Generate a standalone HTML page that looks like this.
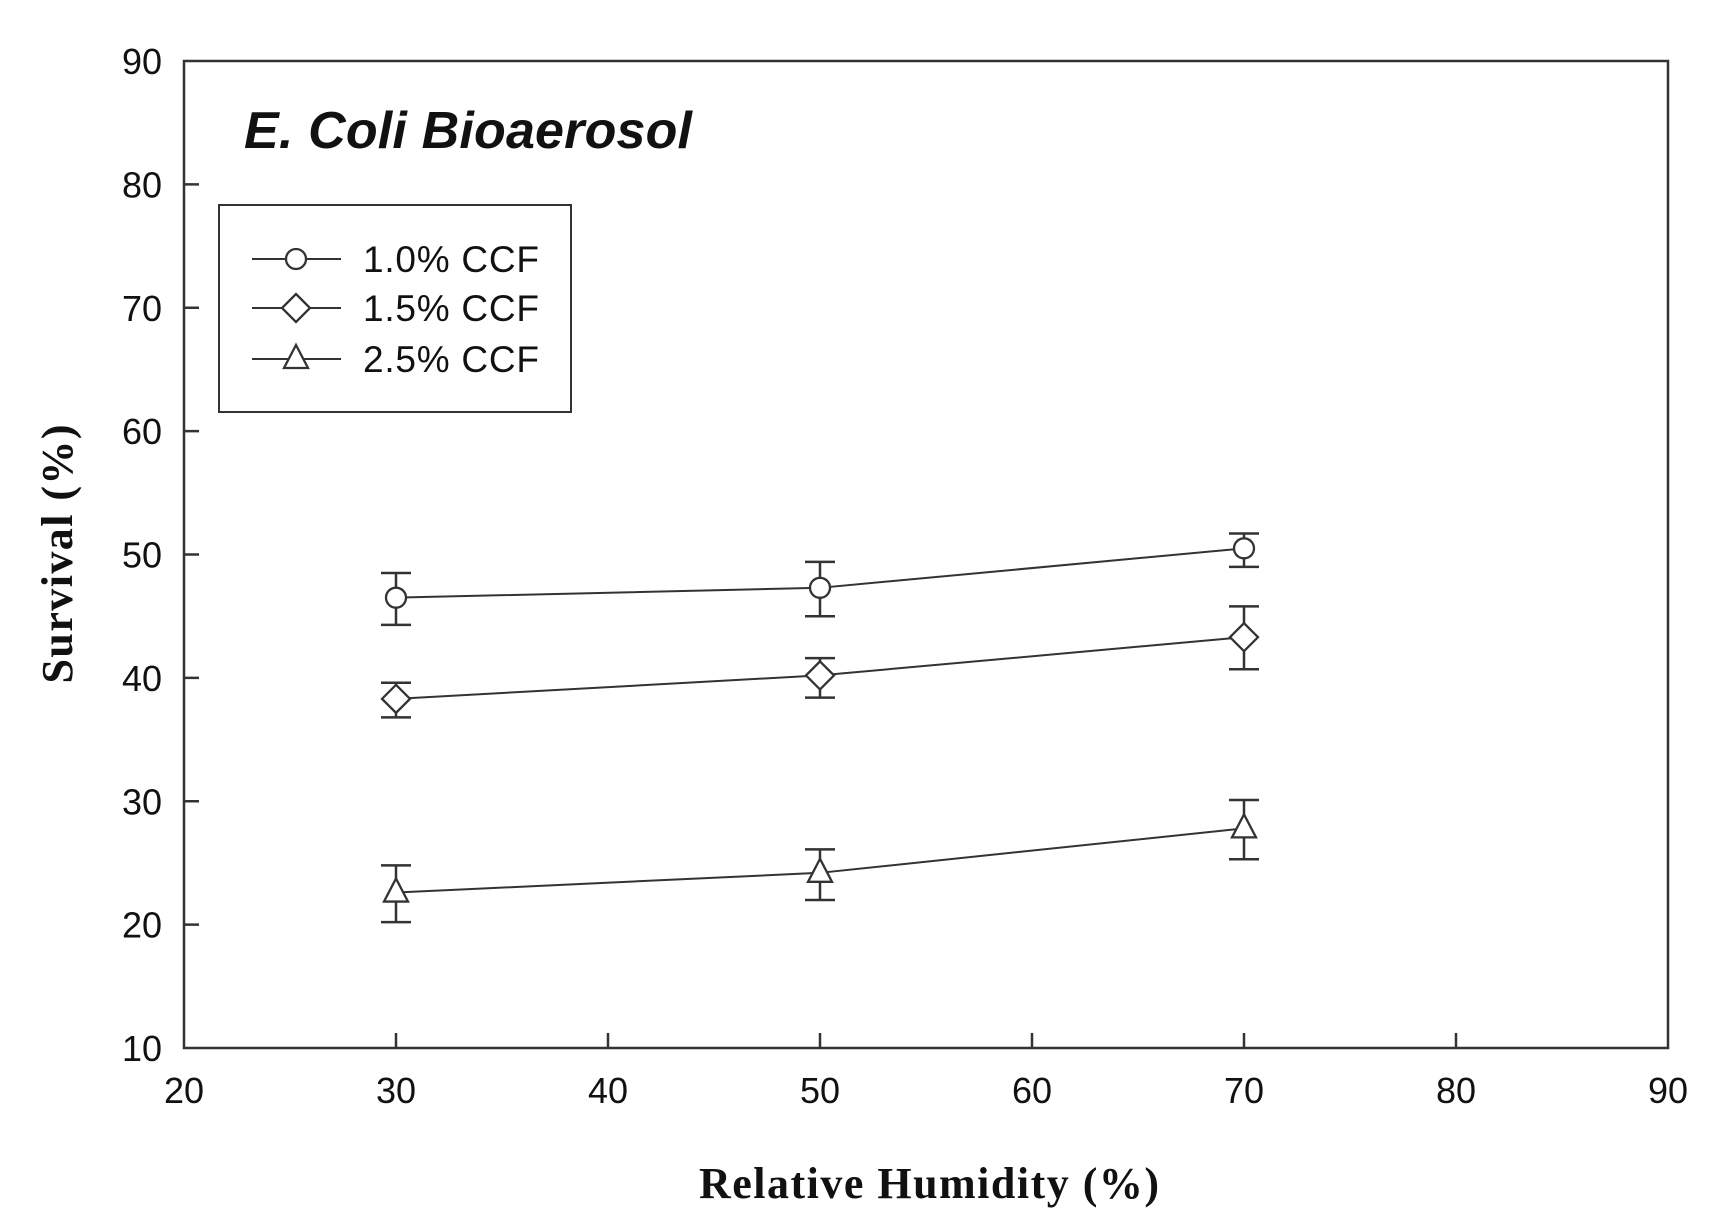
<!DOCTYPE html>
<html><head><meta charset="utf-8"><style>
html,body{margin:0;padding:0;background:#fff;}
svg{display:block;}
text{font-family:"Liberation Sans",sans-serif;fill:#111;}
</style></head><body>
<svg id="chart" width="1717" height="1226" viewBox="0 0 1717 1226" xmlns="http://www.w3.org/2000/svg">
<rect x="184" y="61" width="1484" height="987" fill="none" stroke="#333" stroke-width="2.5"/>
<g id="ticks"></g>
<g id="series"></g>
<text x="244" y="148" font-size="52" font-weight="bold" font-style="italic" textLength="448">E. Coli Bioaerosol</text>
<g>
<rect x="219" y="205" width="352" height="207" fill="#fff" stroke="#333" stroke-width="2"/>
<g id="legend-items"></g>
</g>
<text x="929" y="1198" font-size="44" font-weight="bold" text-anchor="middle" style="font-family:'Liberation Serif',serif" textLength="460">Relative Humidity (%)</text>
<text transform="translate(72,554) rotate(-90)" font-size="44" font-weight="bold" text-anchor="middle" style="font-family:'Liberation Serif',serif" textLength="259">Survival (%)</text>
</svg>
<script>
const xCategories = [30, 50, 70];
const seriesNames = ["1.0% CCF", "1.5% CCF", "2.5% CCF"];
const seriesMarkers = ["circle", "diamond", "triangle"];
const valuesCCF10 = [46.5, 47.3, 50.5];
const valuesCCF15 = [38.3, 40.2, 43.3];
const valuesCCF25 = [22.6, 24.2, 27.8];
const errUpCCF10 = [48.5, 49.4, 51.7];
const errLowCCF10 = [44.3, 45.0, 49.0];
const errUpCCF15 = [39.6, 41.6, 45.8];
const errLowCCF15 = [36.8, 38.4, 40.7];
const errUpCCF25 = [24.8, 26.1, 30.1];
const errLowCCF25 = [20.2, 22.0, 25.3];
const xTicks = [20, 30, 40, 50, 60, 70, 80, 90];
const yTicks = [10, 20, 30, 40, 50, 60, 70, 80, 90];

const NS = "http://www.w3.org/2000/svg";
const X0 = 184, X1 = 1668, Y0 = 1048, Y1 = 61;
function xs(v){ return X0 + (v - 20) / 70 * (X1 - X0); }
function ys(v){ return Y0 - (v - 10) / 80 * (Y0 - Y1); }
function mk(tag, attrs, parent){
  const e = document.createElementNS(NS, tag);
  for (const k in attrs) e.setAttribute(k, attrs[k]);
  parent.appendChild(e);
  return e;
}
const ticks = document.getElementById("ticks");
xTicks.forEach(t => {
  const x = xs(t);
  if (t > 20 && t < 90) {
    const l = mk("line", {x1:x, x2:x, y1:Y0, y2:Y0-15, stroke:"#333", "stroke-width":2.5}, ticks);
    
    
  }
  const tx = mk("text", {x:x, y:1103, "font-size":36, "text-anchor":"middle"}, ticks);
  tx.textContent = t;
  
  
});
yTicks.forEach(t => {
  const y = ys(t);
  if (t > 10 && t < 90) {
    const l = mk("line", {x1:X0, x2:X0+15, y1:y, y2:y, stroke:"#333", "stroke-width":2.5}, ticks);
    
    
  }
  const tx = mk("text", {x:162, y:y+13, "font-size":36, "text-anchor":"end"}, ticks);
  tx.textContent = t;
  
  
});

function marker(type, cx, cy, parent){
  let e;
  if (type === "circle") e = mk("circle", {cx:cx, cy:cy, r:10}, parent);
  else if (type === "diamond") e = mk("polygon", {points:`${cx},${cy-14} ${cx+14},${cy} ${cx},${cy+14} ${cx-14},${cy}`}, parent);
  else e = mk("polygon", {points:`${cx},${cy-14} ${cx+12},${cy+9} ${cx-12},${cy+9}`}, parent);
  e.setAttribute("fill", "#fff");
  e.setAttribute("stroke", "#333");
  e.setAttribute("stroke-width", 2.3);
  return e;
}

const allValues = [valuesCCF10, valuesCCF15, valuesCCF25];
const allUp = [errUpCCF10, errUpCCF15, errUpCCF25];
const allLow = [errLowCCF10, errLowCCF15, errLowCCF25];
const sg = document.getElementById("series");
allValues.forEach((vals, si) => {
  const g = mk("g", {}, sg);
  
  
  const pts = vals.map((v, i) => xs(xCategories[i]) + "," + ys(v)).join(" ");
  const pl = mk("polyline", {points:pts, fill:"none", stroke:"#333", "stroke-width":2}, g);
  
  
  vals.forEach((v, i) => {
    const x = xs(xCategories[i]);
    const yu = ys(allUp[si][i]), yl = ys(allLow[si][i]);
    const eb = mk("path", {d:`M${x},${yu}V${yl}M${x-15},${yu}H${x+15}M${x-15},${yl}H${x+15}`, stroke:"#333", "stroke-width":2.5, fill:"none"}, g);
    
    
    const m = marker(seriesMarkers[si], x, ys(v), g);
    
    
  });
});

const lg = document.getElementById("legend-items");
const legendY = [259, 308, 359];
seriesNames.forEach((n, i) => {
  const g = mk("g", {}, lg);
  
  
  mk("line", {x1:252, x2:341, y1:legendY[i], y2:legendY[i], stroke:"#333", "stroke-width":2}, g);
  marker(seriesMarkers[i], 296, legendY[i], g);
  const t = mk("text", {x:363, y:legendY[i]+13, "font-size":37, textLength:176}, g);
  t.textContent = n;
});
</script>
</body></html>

──────────

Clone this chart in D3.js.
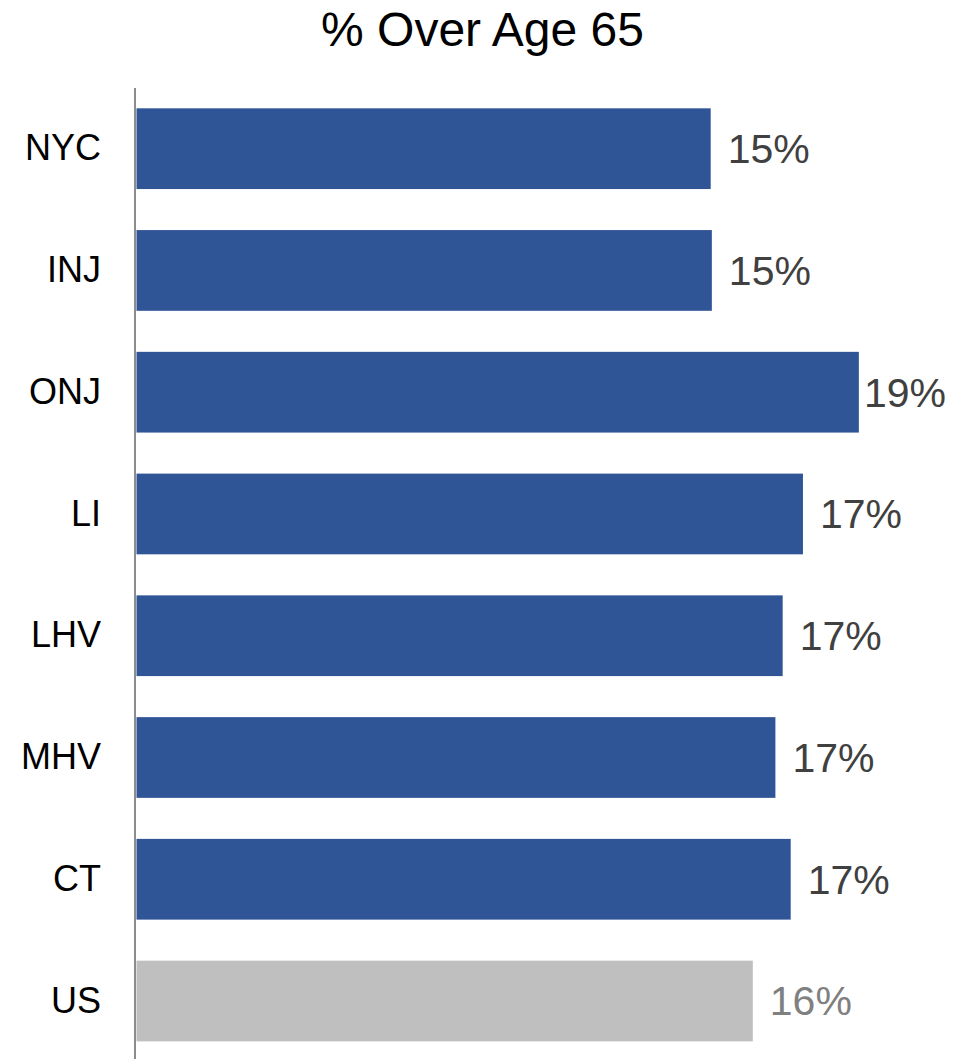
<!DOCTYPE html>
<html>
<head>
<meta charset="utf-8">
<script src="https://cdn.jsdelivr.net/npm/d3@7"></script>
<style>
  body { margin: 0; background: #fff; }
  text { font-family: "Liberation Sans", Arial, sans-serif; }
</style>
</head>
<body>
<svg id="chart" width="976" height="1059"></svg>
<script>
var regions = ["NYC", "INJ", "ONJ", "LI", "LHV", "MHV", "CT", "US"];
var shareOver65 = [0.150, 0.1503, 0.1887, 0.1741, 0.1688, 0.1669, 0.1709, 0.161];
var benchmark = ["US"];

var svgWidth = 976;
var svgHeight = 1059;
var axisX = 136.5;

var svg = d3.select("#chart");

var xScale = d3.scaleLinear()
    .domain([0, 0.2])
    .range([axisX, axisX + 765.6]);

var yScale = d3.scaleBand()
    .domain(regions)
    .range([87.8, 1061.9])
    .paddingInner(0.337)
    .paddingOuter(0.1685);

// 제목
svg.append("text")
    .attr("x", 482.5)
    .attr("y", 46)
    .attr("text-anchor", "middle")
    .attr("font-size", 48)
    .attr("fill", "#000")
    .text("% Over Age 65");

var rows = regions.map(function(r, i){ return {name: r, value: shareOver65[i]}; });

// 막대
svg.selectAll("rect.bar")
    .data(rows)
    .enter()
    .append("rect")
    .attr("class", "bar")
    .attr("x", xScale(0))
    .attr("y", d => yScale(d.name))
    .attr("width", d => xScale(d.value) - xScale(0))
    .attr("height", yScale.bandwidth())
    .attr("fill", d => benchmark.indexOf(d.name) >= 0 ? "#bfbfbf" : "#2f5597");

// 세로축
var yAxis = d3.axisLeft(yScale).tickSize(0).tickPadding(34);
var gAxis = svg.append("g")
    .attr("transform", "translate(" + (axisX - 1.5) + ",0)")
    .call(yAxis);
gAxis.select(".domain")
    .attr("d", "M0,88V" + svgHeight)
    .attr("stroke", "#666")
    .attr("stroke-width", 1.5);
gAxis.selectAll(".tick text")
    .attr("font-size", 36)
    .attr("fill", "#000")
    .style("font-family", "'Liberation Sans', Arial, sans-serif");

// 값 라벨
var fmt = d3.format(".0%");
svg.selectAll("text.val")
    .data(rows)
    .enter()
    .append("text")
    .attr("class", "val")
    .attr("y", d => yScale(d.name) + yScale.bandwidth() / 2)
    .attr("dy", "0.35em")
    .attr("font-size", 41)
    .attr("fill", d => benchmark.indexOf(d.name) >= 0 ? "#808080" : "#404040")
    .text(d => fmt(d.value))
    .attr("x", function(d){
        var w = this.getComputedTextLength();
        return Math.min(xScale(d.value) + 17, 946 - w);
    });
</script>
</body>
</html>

──────────

Using the entries above, extract exactly the lines from the one that contains "Clone this chart in D3.js." through the one that contains "axisX + 765.6]);". Do not carry over any pictures.

ANSWER FOR THIS EXERCISE.
Clone this chart in D3.js.
<!DOCTYPE html>
<html>
<head>
<meta charset="utf-8">
<script src="https://cdn.jsdelivr.net/npm/d3@7"></script>
<style>
  body { margin: 0; background: #fff; }
  text { font-family: "Liberation Sans", Arial, sans-serif; }
</style>
</head>
<body>
<svg id="chart" width="976" height="1059"></svg>
<script>
var regions = ["NYC", "INJ", "ONJ", "LI", "LHV", "MHV", "CT", "US"];
var shareOver65 = [0.150, 0.1503, 0.1887, 0.1741, 0.1688, 0.1669, 0.1709, 0.161];
var benchmark = ["US"];

var svgWidth = 976;
var svgHeight = 1059;
var axisX = 136.5;

var svg = d3.select("#chart");

var xScale = d3.scaleLinear()
    .domain([0, 0.2])
    .range([axisX, axisX + 765.6]);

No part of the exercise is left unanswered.